In the back is Dad (Hassan Madjooni), who is is gruff and bearlike, partly because he has a broken leg. And he’s forced to endure a car ride with his youngest son (Rayan Sarlak). He is as hyper of a child as you could expect. The driver of the car is the elder son (Amin Simiar) who is as pensive as he is quiet, like he carries the entire world on his shoulders, which in a way he does. In the back of the car is the family dog, who is slowly dying and may not be able to complete the trip. Hit The Road is their story, about their relationship with one another and the difficulties of letting go.
Hit The Road is an emotional roller coaster, from the slow climb to the top, to the peak just before falling over the edge and starting all over again. You become invested in the family so much that you only want good things for them. Even though yes, throughout the film you get a strong forbidding sense that it won’t end the way you want. The acting is strong by all four principal actors. But it’s the energetic Sarlak who may get the most attention for his unrelenting hyper-active skills.

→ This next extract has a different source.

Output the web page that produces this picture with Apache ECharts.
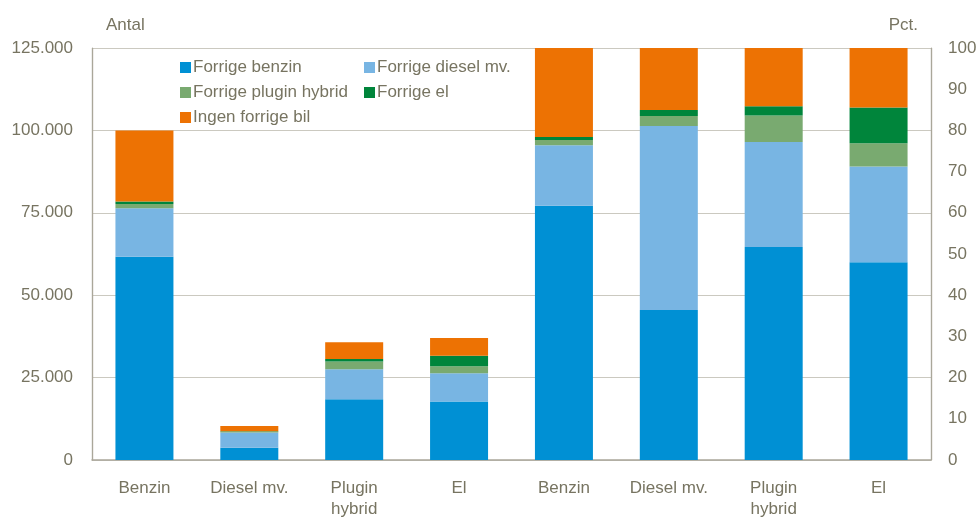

Direct Panah Panahi had some big shoes to fill, being the son of acclaimed filmmaker Jafar Panahi who has won several awards all across the globe will do that. He doesn’t shy away from making bold decisions however. These decisions affect not only the story itself, but in the cinematographic shots and camera angles, to the music and dialogue as well. This is just his first film. But his talent has already brought him out of any shadow he may have been in.